The slit gongs (slit drums, garamuts) of the Torricelli Mountains (Fig. 1) are symmetrically canoe-shaped, carved so that prow and stern look alike, and the slit is in the form of a double keyhole.
The slit gongs of the upper Sepik region (upstream from Ambunti) have a truncated stern and a long tapering prow carved with an animal, human or sometimes non-figural finial. ‘Wobnerluk’ from the Wogamusin village of Washkuk is an example (Fig. 2). It was purchased by a Mission priest in 1972, gazetted National Cultural Property 30th March 1976 and has been kept at the Catholic Mission in Wewak. It has good provenance documented by that priest and ought to be in the PNG National Museum.
There is a marked change in the form of slit gongs at the villages of the Manambu on the Sepik River in the immediate vicinity of Ambunti. Historical photographs show prows carved as crocodile heads and truncated sterns (D. Newton Crocodile and Cassowary, 1971, Figs 123, 124). These are closely related to Western Iatmul slit gongs (Fig. 3). Prows are carved as animals, birds and in human form.
The Sawos, located inland north of the Sepik River Iatmul, carve slit gongs with a pug-nosed prow featuring large nostrils and prominent disc eyes (Fig. 4). Many have a human head at the stern, usually representing a male ancestor. The prow is called kami (catfish) or kaula (carp or gudgeon) – ‘bikmaus’ in Tok Pisin.

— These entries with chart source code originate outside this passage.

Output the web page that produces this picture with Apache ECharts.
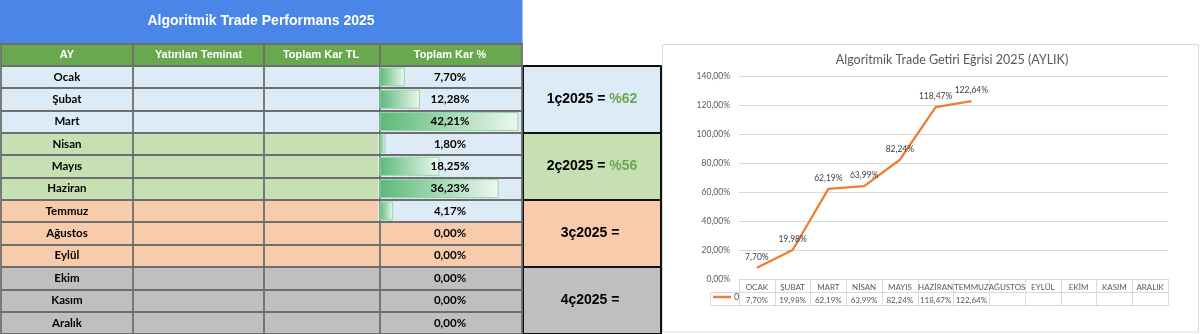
<!DOCTYPE html>
<html>
<head>
<meta charset="utf-8">
<script src="https://cdn.jsdelivr.net/npm/echarts@6/dist/echarts.min.js"></script>
<style>
html,body{margin:0;padding:0;background:#fff;}
#main{width:1200px;height:334px;}
</style>
</head>
<body>
<div id="main"></div>
<script>
// ---------- data ----------
const tableTitle = 'Algoritmik Trade Performans 2025';
const headers = ['AY', 'Yatırılan Teminat', 'Toplam Kar TL', 'Toplam Kar %'];
const months = ['Ocak', 'Şubat', 'Mart', 'Nisan', 'Mayıs', 'Haziran', 'Temmuz', 'Ağustos', 'Eylül', 'Ekim', 'Kasım', 'Aralık'];
const monthlyPct = [7.70, 12.28, 42.21, 1.80, 18.25, 36.23, 4.17, 0, 0, 0, 0, 0];
const quarterNames = ['1ç2025', '2ç2025', '3ç2025', '4ç2025'];
const quarterPct = [62, 56, null, null];

const chartTitle = 'Algoritmik Trade Getiri Eğrisi 2025 (AYLIK)';
const chartMonths = ['OCAK', 'ŞUBAT', 'MART', 'NİSAN', 'MAYIS', 'HAZİRAN', 'TEMMUZ', 'AĞUSTOS', 'EYLÜL', 'EKİM', 'KASIM', 'ARALIK'];
const seriesName = '0';
const cumulativePct = [7.70, 19.98, 62.19, 63.99, 82.24, 118.47, 122.64, null, null, null, null, null];

// ---------- styles ----------
const BLUE = '#4A86E8', GREEN = '#6AA84F';
const Q1 = '#DDEBF7', Q2 = '#C6E0B4', Q3 = '#F8CBAD', Q4 = '#BFBFBF';
const rowColors = [GREEN, Q1, Q1, Q1, Q2, Q2, Q2, Q3, Q3, Q3, Q4, Q4, Q4];
const pctColors = [GREEN, Q1, Q1, Q1, Q1, Q1, Q1, Q1, Q3, Q3, Q4, Q4, Q4];
const quarterColors = [Q1, Q2, Q3, Q4];
const LINE = '#6E6E6E';
const CAL = 'Lato, "Open Sans", sans-serif';
const ARIAL = '"Liberation Sans", Arial, sans-serif';

const fmt = v => v.toFixed(2).replace('.', ',') + '%';

const rowCats = ['h'].concat(months);
const TOP = 43.3, H = 290.7;
const cols = [{l: 0.9, w: 132.1}, {l: 133, w: 131}, {l: 264, w: 114}, {l: 378, w: 144}];

const rich = {
  h: {color: '#fff', fontFamily: ARIAL, fontWeight: 'bold', fontSize: 11},
  m: {color: '#000', fontFamily: CAL, fontWeight: 'bold', fontSize: 11.5}
};

function tableYAxis(gi, colorList, labelFn) {
  return {
    type: 'category', gridIndex: gi, data: rowCats, inverse: true,
    axisLine: {show: true, lineStyle: {color: LINE, width: 1.8}}, axisTick: {show: false},
    axisLabel: labelFn ? {show: true, inside: true, interval: 0, margin: cols[gi].w / 2, align: 'center', formatter: labelFn, rich: rich} : {show: false},
    splitLine: {show: true, interval: 0, lineStyle: {color: LINE, width: 1.8}},
    splitArea: {show: true, interval: 0, areaStyle: {color: colorList}}
  };
}

const grids = cols.map(c => ({left: c.l, top: TOP, width: c.w, height: H}));
grids.push({left: 523, top: 66, width: 138, height: 268});
grids.push({left: 739, top: 76, width: 429, height: 203});

const xAxes = [
  {type: 'value', gridIndex: 0, show: false, min: 0, max: 1},
  {type: 'value', gridIndex: 1, show: false, min: 0, max: 1},
  {type: 'value', gridIndex: 2, show: false, min: 0, max: 1},
  {type: 'value', gridIndex: 3, show: false, min: -0.45, max: 43.3},
  {type: 'value', gridIndex: 4, show: false, min: 0, max: 1},
  {
    type: 'category', gridIndex: 5, data: chartMonths, boundaryGap: true,
    axisLine: {show: true, lineStyle: {color: '#D9D9D9', width: 1}},
    axisTick: {show: true, interval: 0, length: 26, lineStyle: {color: '#D9D9D9'}},
    axisLabel: {
      interval: 0, margin: 2, lineHeight: 13, fontSize: 8, color: '#595959', fontFamily: CAL,
      formatter: (v, i) => v + '\n' + (cumulativePct[i] != null ? fmt(cumulativePct[i]) : '')
    },
    splitLine: {show: false}
  },
  {type: 'category', gridIndex: 5, data: chartMonths, position: 'bottom', offset: 13,
    axisLine: {show: true, lineStyle: {color: '#D9D9D9'}}, axisTick: {show: false}, axisLabel: {show: false}},
  {type: 'category', gridIndex: 5, data: chartMonths, position: 'bottom', offset: 26,
    axisLine: {show: true, lineStyle: {color: '#D9D9D9'}}, axisTick: {show: false}, axisLabel: {show: false}}
];

const yAxes = [
  tableYAxis(0, rowColors, (v, i) => i === 0 ? '{h|' + headers[0] + '}' : '{m|' + v + '}'),
  tableYAxis(1, rowColors, (v, i) => i === 0 ? '{h|' + headers[1] + '}' : ''),
  tableYAxis(2, rowColors, (v, i) => i === 0 ? '{h|' + headers[2] + '}' : ''),
  tableYAxis(3, pctColors, null),
  {
    type: 'category', gridIndex: 3, data: rowCats, inverse: true, z: 10, position: 'right',
    axisLine: {show: true, lineStyle: {color: LINE, width: 1.8}}, axisTick: {show: false}, splitLine: {show: false}, splitArea: {show: false},
    axisLabel: {show: true, inside: true, interval: 0, margin: cols[3].w / 2, align: 'center', rich: rich,
      formatter: (v, i) => i === 0 ? '{h|' + headers[3] + '}' : '{m|' + fmt(monthlyPct[i - 1]) + '}'}
  },
  {
    type: 'category', gridIndex: 4, data: quarterNames, inverse: true,
    axisLine: {show: true, lineStyle: {color: '#111', width: 2}}, axisTick: {show: false},
    splitLine: {show: true, interval: 0, lineStyle: {color: '#111', width: 2}},
    splitArea: {show: true, interval: 0, areaStyle: {color: quarterColors}},
    axisLabel: {show: true, inside: true, interval: 0, margin: 69, align: 'center',
      formatter: (v, i) => '{a|' + v + ' = }' + (quarterPct[i] != null ? '{b|%' + quarterPct[i] + '}' : ''),
      rich: {
        a: {color: '#000', fontFamily: ARIAL, fontWeight: 'bold', fontSize: 14},
        b: {color: GREEN, fontFamily: ARIAL, fontWeight: 'bold', fontSize: 14}
      }}
  },
  {
    type: 'value', gridIndex: 6 - 1, min: 0, max: 140, interval: 20,
    axisLine: {show: false}, axisTick: {show: false},
    axisLabel: {fontSize: 8.5, color: '#595959', fontFamily: CAL, margin: 9, formatter: v => fmt(v)},
    splitLine: {lineStyle: {color: '#D9D9D9', width: 1}}
  },
  {
    type: 'category', gridIndex: 4, data: quarterNames, inverse: true, position: 'right',
    axisLine: {show: true, lineStyle: {color: '#111', width: 2}}, axisTick: {show: false},
    axisLabel: {show: false}, splitLine: {show: false}, splitArea: {show: false}
  }
];

const option = {
  animation: false,
  backgroundColor: '#fff',
  title: [
    {text: tableTitle, left: 261, top: 14, padding: 0, textAlign: 'center',
      textStyle: {color: '#fff', fontFamily: ARIAL, fontWeight: 'bold', fontSize: 14}},
    {text: chartTitle, left: 952, top: 53, padding: 0, textAlign: 'center',
      textStyle: {color: '#595959', fontFamily: CAL, fontWeight: 'normal', fontSize: 12.5}}
  ],
  legend: {
    data: [seriesName], left: 713, top: 292.5, icon: 'rect', itemWidth: 18, itemHeight: 2.5, padding: 0,
    textStyle: {fontSize: 9, color: '#595959', fontFamily: CAL, padding: [0, 0, 0, -2]}
  },
  graphic: [
    {type: 'rect', z: -10, shape: {x: 0, y: 0, width: 522.5, height: 44}, style: {fill: BLUE}},
    {type: 'rect', z: -10, shape: {x: 662.5, y: 44.5, width: 536, height: 287.5}, style: {fill: '#fff', stroke: '#D9D9D9', lineWidth: 1}},
    {type: 'polyline', z: 5, shape: {points: [[739, 292.5], [710.5, 292.5], [710.5, 305.5], [739, 305.5]]}, style: {fill: null, stroke: '#D9D9D9', lineWidth: 1}}
  ],
  grid: grids,
  xAxis: xAxes,
  yAxis: yAxes,
  series: [
    {
      type: 'bar', xAxisIndex: 3, yAxisIndex: 3, barWidth: 19,
      data: ['-'].concat(monthlyPct.map(v => v > 0 ? v : '-')),
      itemStyle: {
        color: new echarts.graphic.LinearGradient(0, 0, 1, 0, [{offset: 0, color: '#5BB978'}, {offset: 1, color: '#EDF8F0'}]),
        borderColor: '#95D5A8', borderWidth: 1
      }
    },
    {
      name: seriesName, type: 'line', xAxisIndex: 5, yAxisIndex: 6,
      data: cumulativePct, symbol: 'circle', symbolSize: 0, showSymbol: true,
      lineStyle: {color: '#ED7D31', width: 2.25}, itemStyle: {color: '#ED7D31'},
      label: {show: true, position: 'top', distance: 6, fontSize: 8.5, color: '#404040', fontFamily: CAL,
        formatter: p => fmt(p.value)}
    }
  ]
};

const chart = echarts.init(document.getElementById('main'), null, {renderer: 'canvas'});
chart.setOption(option);
</script>
</body>
</html>
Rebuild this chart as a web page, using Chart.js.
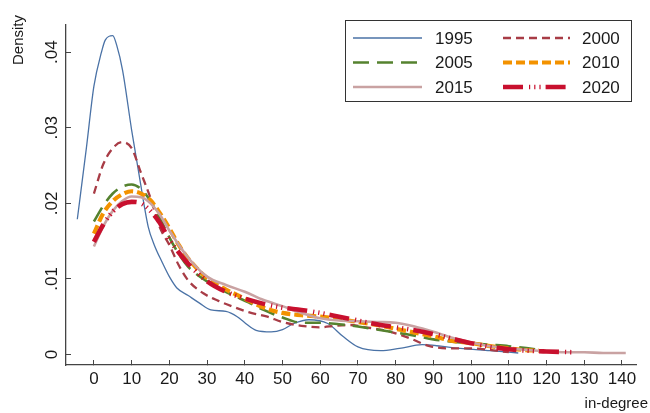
<!DOCTYPE html>
<html><head><meta charset="utf-8">
<script src="https://cdn.jsdelivr.net/npm/chart.js@4.4.1/dist/chart.umd.min.js"></script>
<style>html,body{margin:0;padding:0;background:#fff;}#wrap{width:650px;height:413px;position:relative;}</style>
</head><body><div id="wrap"><canvas id="c" width="650" height="413"></canvas></div>
<script>
const seriesNames = ['1995','2000','2005','2010','2015','2020'];

const x1995 = [-4.4,-2,0,2,3,5,6,7.6,10,12.2,14.4,16,18,20,22,25,28,31,35,38,40,43,47,50,53,57,62,66,70,76,81,87,92,97,105,112.5];
const y1995 = [0.0179,0.0273,0.0355,0.0400,0.0416,0.0422,0.0410,0.0376,0.0297,0.0231,0.0169,0.0145,0.0123,0.0103,0.0088,0.0078,0.0068,0.0059,0.0057,0.0050,0.0042,0.0032,0.0030,0.0033,0.0041,0.0046,0.0041,0.0024,0.0010,0.0005,0.0008,0.0013,0.0011,0.0008,0.0005,0.0002];

const x2000 = [0,2.5,5,7.5,10,12.5,15,17.5,20,22.5,25,29,33,37,41,46,50,55,60,64,68,72,76,80,84,89,95,100,105,110];
const y2000 = [0.0213,0.0252,0.0273,0.0281,0.0273,0.0240,0.0207,0.0168,0.0145,0.0118,0.0098,0.0081,0.0071,0.0063,0.0056,0.0050,0.0043,0.0038,0.0036,0.0038,0.0039,0.0036,0.0033,0.0028,0.0021,0.0011,0.0008,0.0008,0.0006,0.0003];

const x2005 = [0,2.5,5,7.5,10,12.5,15,17.5,20,22.5,25,29,33,37,41,45,50,55,60,65,70,75,80,85,90,95,100,105,110,117];
const y2005 = [0.0176,0.0197,0.0213,0.0222,0.0225,0.0219,0.0203,0.0180,0.0155,0.0133,0.0116,0.0100,0.0088,0.0078,0.0069,0.0059,0.0049,0.0042,0.0042,0.0040,0.0037,0.0033,0.0029,0.0025,0.0020,0.0017,0.0015,0.0013,0.0011,0.0007];

const x2010 = [0,2.5,5,7.5,10,12.5,15,17.5,20,22.5,25,30,35,40,45,50,55,60,65,70,75,80,85,90,95,100,105,110,114,118];
const y2010 = [0.0160,0.0187,0.0203,0.0212,0.0216,0.0213,0.0204,0.0187,0.0167,0.0145,0.0127,0.0101,0.0086,0.0074,0.0062,0.0055,0.0052,0.0050,0.0047,0.0043,0.0039,0.0034,0.0029,0.0024,0.0018,0.0015,0.0011,0.0008,0.0006,0.0005];

const x2015 = [0,2.5,5,7.5,10,12.5,15,17.5,20,25,30,35,40,45,50,55,60,65,70,75,80,85,90,95,100,105,110,115,120,125,130,135,141];
const y2015 = [0.0143,0.0170,0.0190,0.0203,0.0209,0.0208,0.0200,0.0185,0.0164,0.0128,0.0103,0.0092,0.0083,0.0072,0.0064,0.0055,0.0048,0.0045,0.0044,0.0043,0.0042,0.0037,0.0030,0.0022,0.0016,0.0011,0.0008,0.0006,0.0004,0.0003,0.0003,0.0002,0.0002];

const x2020 = [0,2.5,5,7.5,10,12.5,15,17.5,20,22.5,25,30,35,40,45,50,55,60,65,70,75,80,85,90,95,100,105,110,115,120,127];
const y2020 = [0.0149,0.0172,0.0189,0.0199,0.0202,0.0200,0.0190,0.0174,0.0152,0.0135,0.0120,0.0097,0.0083,0.0074,0.0067,0.0062,0.0059,0.0055,0.0050,0.0045,0.0040,0.0036,0.0032,0.0027,0.0021,0.0015,0.0010,0.0007,0.0005,0.0004,0.0003];

const xTickValues = [0,10,20,30,40,50,60,70,80,90,100,110,120,130,140];
const xTickLabels = ['0','10','20','30','40','50','60','70','80','90','100','110','120','130','140'];
const yTickValues = [0,0.01,0.02,0.03,0.04];
const yTickLabels = ['0','.01','.02','.03','.04'];
const yTitle = 'Density';
const xTitle = 'in-degree';

const FONT = '"Liberation Sans", Arial, sans-serif';
const xsAll = [x1995,x2000,x2005,x2010,x2015,x2020];
const ysAll = [y1995,y2000,y2005,y2010,y2015,y2020];
const styles = [
  {color:'#4a72a6', width:1.3, dash:[]},
  {color:'#a83c46', width:2.3, dash:[8,5]},
  {color:'#55822f', width:2.6, dash:[16,8]},
  {color:'#f39200', width:4.2, dash:[9,4]},
  {color:'#c9a2a2', width:2.6, dash:[]},
  {color:'#c8102e', width:4.6, dash:[20,6,1.2,4,1.2,4,1.2,5]}
];

const datasets = seriesNames.map((name,i)=>({
  label: name,
  data: xsAll[i].map((x,j)=>({x:x, y:ysAll[i][j]})),
  borderColor: styles[i].color,
  borderWidth: styles[i].width,
  borderDash: styles[i].dash,
  borderCapStyle: 'butt',
  borderJoinStyle: 'round',
  pointRadius: 0,
  fill: false,
  cubicInterpolationMode: 'monotone',
  order: 6 - i
}));

const textPlugin = {
  id: 'stataText',
  afterDraw(chart){
    const ctx = chart.ctx;
    const ys = chart.scales.y;
    ctx.save();
    ctx.fillStyle = '#1a1a1a';
    ctx.font = '17px ' + FONT;
    ctx.textAlign = 'center';
    ctx.textBaseline = 'middle';
    yTickValues.forEach((v,i)=>{
      const py = ys.getPixelForValue(v);
      ctx.save();
      ctx.translate(52, py);
      ctx.rotate(-Math.PI/2);
      ctx.fillText(yTickLabels[i], 0, 0);
      ctx.restore();
    });
    ctx.font = '15px ' + FONT;
    ctx.save();
    ctx.translate(19, 40);
    ctx.rotate(-Math.PI/2);
    ctx.fillText(yTitle, 0, 0);
    ctx.restore();
    ctx.textAlign = 'right';
    ctx.textBaseline = 'alphabetic';
    ctx.fillText(xTitle, 648, 408);
    ctx.strokeStyle = '#333';
    ctx.lineWidth = 1;
    ctx.strokeRect(345.5, 20.5, 286, 81);
    const rowsY = [38, 62.5, 87];
    const colLine = [[353,422],[503,570]];
    const colText = [435, 582];
    ctx.font = '17px ' + FONT;
    ctx.textAlign = 'left';
    ctx.textBaseline = 'middle';
    chart.data.datasets.forEach((ds,i)=>{
      const r = Math.floor(i/2), c = i%2;
      ctx.save();
      ctx.strokeStyle = ds.borderColor;
      ctx.lineWidth = ds.borderWidth;
      ctx.setLineDash(ds.borderDash);
      ctx.lineCap = 'butt';
      ctx.beginPath();
      ctx.moveTo(colLine[c][0], rowsY[r]);
      ctx.lineTo(colLine[c][1], rowsY[r]);
      ctx.stroke();
      ctx.restore();
      ctx.fillStyle = '#1a1a1a';
      ctx.fillText(ds.label, colText[c], rowsY[r] + 1);
    });
    ctx.restore();
  }
};

new Chart(document.getElementById('c'), {
  type: 'line',
  data: { datasets: datasets },
  options: {
    responsive: false,
    animation: false,
    devicePixelRatio: 1,
    layout: { padding: { left: 0, top: 25, right: 13.3, bottom: 0 } },
    plugins: { legend: { display: false }, tooltip: { enabled: false } },
    scales: {
      x: {
        type: 'linear',
        position: 'bottom',
        min: -7.4, max: 143.9,
        afterFit(s){ s.height = 48; },
        afterBuildTicks(s){ s.ticks = xTickValues.map(v=>({value:v})); },
        ticks: {
          autoSkip: false, maxRotation: 0, minRotation: 0, padding: 9,
          color: '#1a1a1a', font: { family: FONT, size: 17 },
          callback: (v, i) => xTickLabels[i]
        },
        grid: { drawOnChartArea: false, drawTicks: true, tickLength: -5, color: '#444', lineWidth: 1 },
        border: { display: true, color: '#444', width: 1.3 }
      },
      y: {
        type: 'linear',
        position: 'left',
        min: -0.00139, max: 0.0436,
        afterFit(s){ s.width = 66; },
        afterBuildTicks(s){ s.ticks = yTickValues.map(v=>({value:v})); },
        ticks: { display: false },
        grid: { drawOnChartArea: false, drawTicks: true, tickLength: -5, color: '#444', lineWidth: 1 },
        border: { display: true, color: '#444', width: 1.3 }
      }
    }
  },
  plugins: [textPlugin]
});
</script>
</body></html>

Slit gong prows of Chambri Lakes, central and eastern Iatmul, and the Karawari and Yuat rivers, are carved as monster-like combinations of the attributes of dangerous animals, such as crocodile or snake heads with rows of multiple boars’ tusks, and doubled faces; the stern carvings may be of ancestors or totem animals (Fig. 5). Keram River prows and finials are usually in human form as figures or faces.
At Bien, downstream from Angoram, the slit gongs radically change in form. They are characterised by bilateral symmetry: the finials at each end of the gong are carved the same, either as faces resembling brag masks or as kandimboang figures (often male at one end and female at the other), usually supported by an animal such as a lizard, which is the ‘vehicle’ of the spirit represented as the finial (Fig. 6). The lavishly carved sides of the gong are also of bilateral symmetrical design, depicting several motifs that refer to spirits, or to features or creatures of the natural world. This kind of gong is carved in the lower Sepik-lower Ramu region.
Slit gongs of the north coast near Aitape are similar to those of the Lower Sepik-Ramu but with angular forms and linear, rather than curvilinear, designs on the sides. (S. Chauvet Les Arts indigenes en Nouvelle-Guinee 1930:79, 80).